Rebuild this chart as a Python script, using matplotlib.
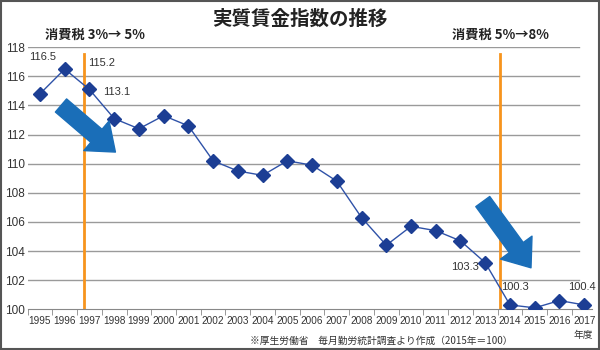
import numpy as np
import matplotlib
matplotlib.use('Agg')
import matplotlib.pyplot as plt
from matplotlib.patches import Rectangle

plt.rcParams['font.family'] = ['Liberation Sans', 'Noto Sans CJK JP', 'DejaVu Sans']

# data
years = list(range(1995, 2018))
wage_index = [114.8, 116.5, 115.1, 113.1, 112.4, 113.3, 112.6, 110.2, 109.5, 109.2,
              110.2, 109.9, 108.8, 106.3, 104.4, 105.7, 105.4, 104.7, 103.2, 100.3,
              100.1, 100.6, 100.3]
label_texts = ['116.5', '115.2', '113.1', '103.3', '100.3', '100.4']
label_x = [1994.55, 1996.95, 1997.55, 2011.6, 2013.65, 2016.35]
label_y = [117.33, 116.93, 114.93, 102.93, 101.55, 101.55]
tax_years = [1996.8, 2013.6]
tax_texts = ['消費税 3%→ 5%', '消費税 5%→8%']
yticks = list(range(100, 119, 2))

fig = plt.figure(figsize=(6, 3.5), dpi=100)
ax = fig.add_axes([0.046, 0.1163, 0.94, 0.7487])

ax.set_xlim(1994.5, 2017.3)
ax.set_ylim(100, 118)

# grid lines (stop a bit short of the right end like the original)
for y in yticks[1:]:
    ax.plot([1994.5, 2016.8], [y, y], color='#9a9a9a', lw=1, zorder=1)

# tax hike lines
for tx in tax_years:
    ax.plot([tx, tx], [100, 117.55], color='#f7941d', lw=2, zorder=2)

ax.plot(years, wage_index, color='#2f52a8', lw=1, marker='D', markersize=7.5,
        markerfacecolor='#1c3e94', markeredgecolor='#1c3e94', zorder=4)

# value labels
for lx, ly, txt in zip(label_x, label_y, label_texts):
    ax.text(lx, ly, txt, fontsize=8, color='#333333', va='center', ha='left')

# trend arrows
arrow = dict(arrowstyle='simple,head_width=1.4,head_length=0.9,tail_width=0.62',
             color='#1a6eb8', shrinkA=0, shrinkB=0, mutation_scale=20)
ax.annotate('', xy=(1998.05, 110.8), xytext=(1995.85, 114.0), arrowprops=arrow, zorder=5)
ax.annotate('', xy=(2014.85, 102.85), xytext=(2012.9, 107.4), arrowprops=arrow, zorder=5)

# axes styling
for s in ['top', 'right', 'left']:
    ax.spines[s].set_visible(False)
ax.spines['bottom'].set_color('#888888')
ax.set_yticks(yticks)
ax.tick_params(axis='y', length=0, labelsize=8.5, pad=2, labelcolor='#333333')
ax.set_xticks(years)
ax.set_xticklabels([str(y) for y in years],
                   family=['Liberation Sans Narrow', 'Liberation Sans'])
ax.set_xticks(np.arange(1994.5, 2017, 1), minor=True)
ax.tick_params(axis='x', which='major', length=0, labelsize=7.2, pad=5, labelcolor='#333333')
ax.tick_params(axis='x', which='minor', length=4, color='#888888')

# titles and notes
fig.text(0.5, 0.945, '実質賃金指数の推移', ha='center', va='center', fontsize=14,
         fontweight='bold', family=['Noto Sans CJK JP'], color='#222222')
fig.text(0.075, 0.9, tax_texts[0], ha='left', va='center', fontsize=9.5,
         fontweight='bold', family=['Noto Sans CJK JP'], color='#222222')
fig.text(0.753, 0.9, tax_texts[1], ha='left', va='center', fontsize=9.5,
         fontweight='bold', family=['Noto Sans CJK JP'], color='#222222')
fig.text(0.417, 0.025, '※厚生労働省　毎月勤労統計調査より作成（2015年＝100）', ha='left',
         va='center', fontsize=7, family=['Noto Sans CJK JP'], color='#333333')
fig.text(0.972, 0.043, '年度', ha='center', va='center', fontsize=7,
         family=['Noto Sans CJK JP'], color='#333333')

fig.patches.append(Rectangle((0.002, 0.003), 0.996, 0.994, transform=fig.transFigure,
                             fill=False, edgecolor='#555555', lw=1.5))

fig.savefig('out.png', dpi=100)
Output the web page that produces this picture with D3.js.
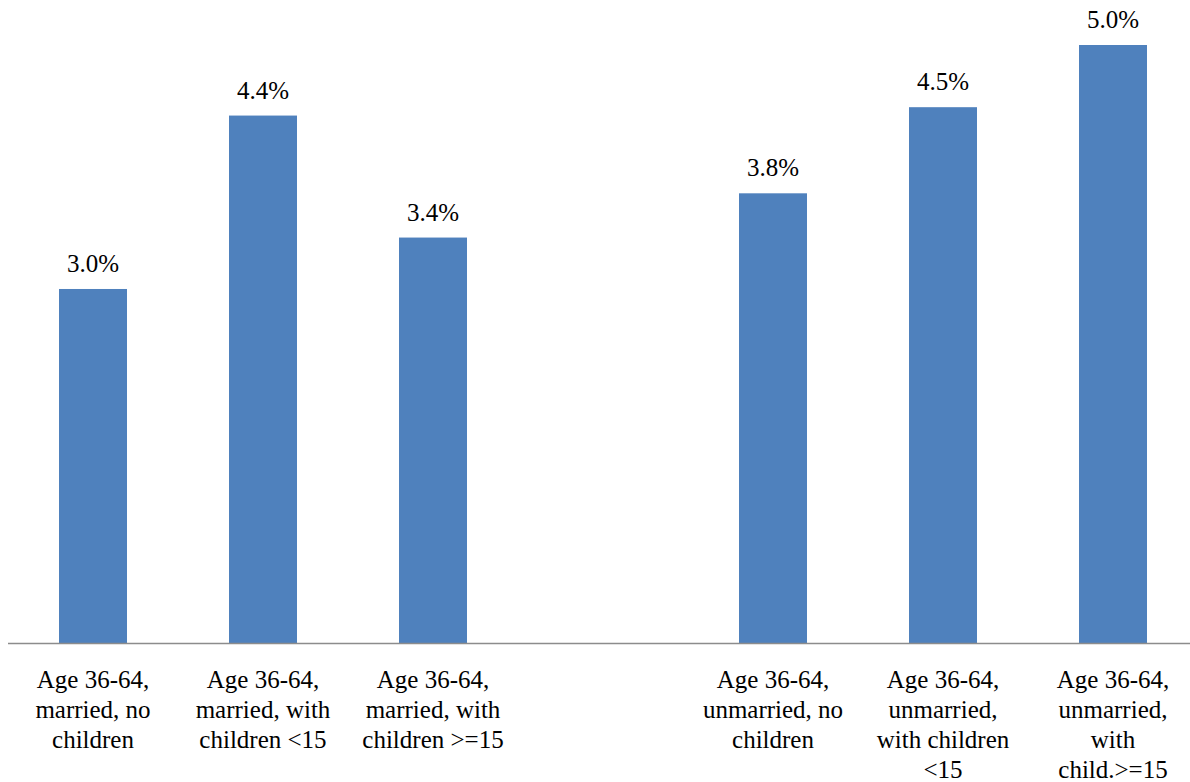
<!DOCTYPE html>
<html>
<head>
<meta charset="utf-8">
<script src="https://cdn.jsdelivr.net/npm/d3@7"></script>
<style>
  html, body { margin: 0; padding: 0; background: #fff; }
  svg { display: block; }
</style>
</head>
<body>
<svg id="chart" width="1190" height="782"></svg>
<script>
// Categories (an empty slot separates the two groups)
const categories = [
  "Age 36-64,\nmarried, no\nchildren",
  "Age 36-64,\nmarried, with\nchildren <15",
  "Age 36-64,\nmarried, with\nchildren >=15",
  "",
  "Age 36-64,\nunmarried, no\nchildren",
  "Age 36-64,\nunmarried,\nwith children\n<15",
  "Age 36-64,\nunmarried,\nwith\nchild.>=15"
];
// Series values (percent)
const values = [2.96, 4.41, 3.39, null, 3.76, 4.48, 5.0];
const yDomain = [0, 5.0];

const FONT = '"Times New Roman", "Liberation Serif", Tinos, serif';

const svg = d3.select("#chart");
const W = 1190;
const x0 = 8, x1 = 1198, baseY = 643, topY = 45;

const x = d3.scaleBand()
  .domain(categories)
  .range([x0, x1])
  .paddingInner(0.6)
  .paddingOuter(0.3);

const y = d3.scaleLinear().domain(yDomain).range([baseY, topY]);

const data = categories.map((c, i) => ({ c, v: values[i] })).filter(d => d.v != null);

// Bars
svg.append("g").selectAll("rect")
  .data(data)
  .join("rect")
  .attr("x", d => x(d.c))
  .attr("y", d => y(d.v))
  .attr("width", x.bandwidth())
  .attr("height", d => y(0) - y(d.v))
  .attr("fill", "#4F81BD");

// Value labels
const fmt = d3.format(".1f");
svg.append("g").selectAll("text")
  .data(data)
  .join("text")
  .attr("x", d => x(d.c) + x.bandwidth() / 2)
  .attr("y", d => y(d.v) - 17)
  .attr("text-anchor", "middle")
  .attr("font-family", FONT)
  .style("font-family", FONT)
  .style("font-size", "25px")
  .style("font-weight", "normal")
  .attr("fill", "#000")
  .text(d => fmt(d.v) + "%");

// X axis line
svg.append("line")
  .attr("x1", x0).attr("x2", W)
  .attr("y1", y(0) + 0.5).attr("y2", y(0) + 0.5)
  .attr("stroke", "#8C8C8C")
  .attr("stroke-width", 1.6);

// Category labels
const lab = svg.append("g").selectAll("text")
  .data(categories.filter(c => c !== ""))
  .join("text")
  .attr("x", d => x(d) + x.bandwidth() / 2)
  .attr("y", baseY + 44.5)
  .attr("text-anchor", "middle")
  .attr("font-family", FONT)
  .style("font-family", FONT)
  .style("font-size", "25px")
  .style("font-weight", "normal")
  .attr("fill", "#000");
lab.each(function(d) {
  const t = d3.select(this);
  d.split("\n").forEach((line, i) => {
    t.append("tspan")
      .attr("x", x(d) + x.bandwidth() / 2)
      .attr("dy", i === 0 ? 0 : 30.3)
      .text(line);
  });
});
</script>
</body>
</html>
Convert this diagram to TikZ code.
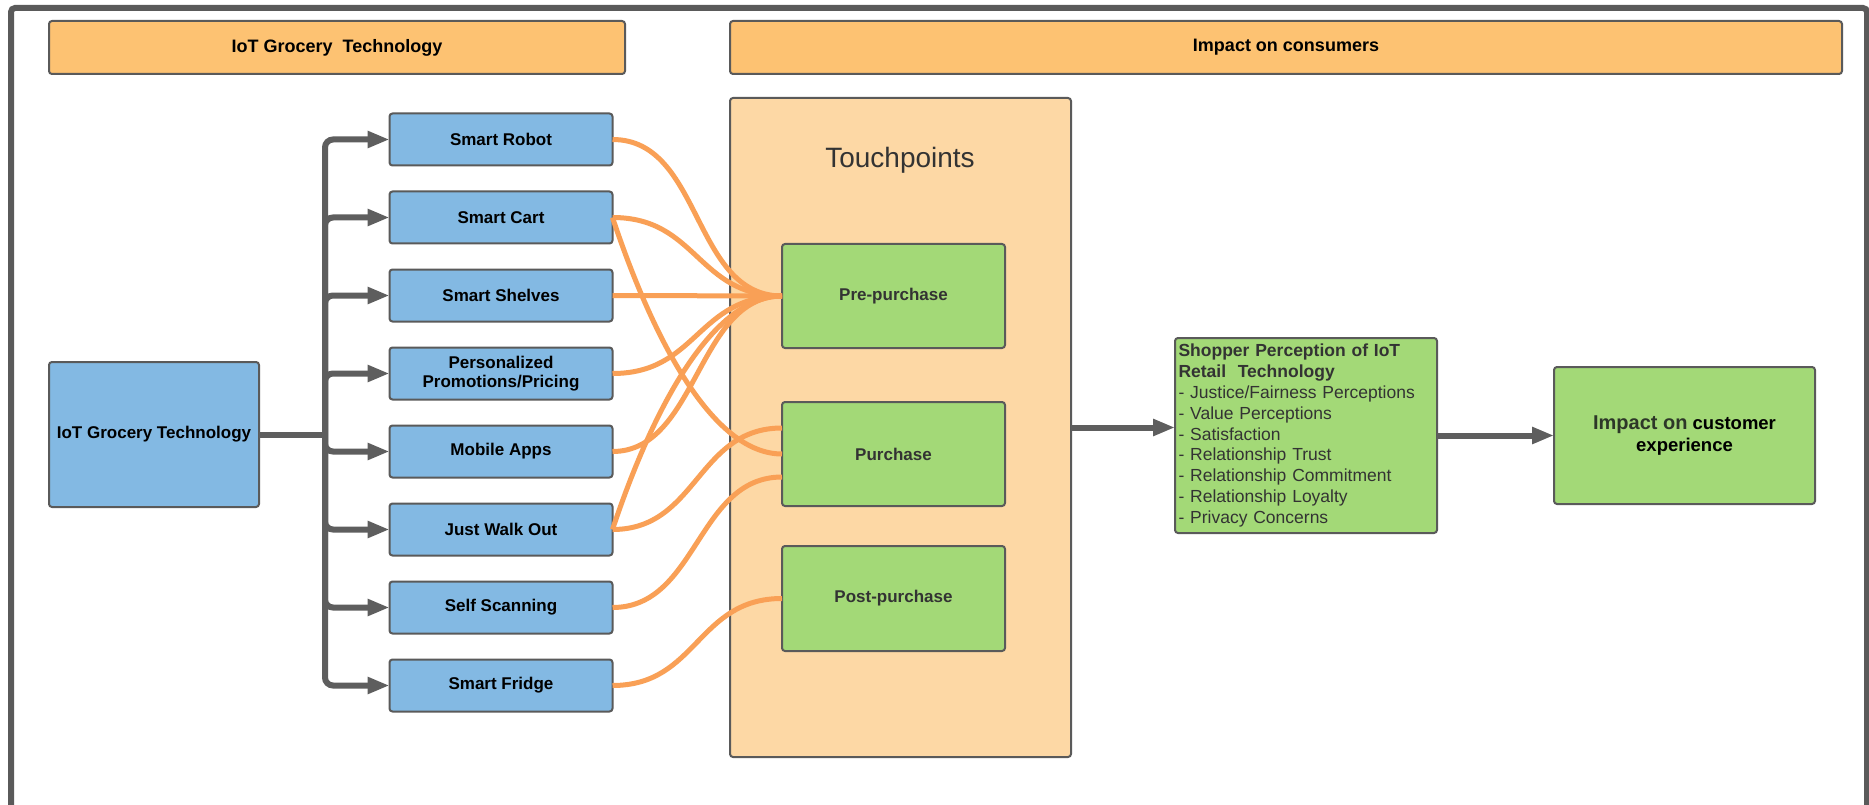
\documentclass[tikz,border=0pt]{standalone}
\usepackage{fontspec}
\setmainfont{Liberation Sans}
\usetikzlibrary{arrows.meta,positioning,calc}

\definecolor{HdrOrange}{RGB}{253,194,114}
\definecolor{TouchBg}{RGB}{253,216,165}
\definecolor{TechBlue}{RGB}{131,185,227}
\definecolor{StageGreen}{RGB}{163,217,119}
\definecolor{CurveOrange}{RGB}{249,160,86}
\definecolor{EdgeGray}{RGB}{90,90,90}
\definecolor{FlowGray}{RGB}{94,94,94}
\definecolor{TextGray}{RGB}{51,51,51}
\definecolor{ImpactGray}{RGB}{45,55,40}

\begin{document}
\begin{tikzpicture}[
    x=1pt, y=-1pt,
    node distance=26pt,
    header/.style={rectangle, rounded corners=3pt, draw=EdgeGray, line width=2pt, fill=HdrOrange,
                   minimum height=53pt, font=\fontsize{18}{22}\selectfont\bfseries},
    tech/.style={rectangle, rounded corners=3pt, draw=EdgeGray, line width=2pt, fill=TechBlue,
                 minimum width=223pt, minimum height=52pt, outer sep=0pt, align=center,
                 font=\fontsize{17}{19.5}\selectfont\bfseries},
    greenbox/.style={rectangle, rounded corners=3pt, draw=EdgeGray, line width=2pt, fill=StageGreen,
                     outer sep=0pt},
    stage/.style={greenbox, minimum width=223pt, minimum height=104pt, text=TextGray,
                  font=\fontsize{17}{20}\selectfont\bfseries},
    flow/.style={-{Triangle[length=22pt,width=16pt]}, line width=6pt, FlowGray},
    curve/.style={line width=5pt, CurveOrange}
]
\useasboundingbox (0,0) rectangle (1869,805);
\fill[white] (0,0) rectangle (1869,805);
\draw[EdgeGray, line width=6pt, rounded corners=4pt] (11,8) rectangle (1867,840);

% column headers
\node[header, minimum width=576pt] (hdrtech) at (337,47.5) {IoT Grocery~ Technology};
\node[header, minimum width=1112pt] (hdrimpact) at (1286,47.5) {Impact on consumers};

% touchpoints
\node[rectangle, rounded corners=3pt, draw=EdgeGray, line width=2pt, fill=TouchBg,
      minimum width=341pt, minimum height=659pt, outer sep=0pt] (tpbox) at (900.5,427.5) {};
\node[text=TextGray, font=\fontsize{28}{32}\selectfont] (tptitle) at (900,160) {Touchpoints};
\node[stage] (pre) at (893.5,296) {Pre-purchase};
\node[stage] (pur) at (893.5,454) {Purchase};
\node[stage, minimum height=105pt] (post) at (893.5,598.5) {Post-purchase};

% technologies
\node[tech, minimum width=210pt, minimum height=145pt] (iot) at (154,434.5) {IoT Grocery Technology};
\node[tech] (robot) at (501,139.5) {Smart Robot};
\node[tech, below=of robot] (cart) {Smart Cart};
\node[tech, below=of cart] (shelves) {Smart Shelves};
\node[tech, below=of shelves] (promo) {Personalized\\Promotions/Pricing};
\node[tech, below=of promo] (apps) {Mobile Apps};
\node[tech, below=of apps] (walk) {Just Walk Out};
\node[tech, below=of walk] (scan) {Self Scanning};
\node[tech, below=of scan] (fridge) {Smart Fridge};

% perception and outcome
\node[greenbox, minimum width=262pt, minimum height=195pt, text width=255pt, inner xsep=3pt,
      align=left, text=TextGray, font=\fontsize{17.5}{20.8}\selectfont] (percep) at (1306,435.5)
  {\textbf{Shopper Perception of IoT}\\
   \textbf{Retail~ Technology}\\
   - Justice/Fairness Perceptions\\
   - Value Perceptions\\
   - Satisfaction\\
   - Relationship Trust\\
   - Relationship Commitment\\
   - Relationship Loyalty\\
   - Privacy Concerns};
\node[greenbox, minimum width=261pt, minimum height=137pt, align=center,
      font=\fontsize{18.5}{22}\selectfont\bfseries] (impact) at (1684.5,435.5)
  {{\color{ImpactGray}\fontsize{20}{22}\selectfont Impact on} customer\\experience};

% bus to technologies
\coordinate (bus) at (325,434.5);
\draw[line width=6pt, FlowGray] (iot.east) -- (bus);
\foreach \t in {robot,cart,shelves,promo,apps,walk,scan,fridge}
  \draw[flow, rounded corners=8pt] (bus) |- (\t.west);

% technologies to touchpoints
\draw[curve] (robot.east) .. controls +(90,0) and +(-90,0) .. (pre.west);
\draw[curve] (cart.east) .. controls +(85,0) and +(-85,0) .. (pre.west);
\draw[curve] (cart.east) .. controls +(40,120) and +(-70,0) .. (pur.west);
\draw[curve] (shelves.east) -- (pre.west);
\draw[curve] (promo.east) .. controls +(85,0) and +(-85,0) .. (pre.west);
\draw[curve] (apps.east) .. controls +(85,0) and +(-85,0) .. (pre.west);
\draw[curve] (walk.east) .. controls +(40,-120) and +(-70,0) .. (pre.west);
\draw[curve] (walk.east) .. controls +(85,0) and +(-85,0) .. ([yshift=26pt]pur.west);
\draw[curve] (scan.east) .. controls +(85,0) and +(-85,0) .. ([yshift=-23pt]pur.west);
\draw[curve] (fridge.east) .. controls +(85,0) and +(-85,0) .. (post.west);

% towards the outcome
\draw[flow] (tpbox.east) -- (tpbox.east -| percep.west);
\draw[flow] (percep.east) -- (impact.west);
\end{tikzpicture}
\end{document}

[WHAT NEEDS TO BE DONE]
Everything above from the line with "Output the web" through the line with "const data = categories.map((c, i)" should be retyped exactly, and nothing else; omit pictures.

[RESPONSE]
Output the web page that produces this picture with D3.js.
<!DOCTYPE html>
<html>
<head>
<meta charset="utf-8">
<script src="https://cdn.jsdelivr.net/npm/d3@7"></script>
<style>
  html, body { margin: 0; padding: 0; background: #fff; }
  svg { display: block; }
</style>
</head>
<body>
<svg id="chart" width="1190" height="782"></svg>
<script>
// Categories (an empty slot separates the two groups)
const categories = [
  "Age 36-64,\nmarried, no\nchildren",
  "Age 36-64,\nmarried, with\nchildren <15",
  "Age 36-64,\nmarried, with\nchildren >=15",
  "",
  "Age 36-64,\nunmarried, no\nchildren",
  "Age 36-64,\nunmarried,\nwith children\n<15",
  "Age 36-64,\nunmarried,\nwith\nchild.>=15"
];
// Series values (percent)
const values = [2.96, 4.41, 3.39, null, 3.76, 4.48, 5.0];
const yDomain = [0, 5.0];

const FONT = '"Times New Roman", "Liberation Serif", Tinos, serif';

const svg = d3.select("#chart");
const W = 1190;
const x0 = 8, x1 = 1198, baseY = 643, topY = 45;

const x = d3.scaleBand()
  .domain(categories)
  .range([x0, x1])
  .paddingInner(0.6)
  .paddingOuter(0.3);

const y = d3.scaleLinear().domain(yDomain).range([baseY, topY]);

const data = categories.map((c, i) => ({ c, v: values[i] })).filter(d => d.v != null);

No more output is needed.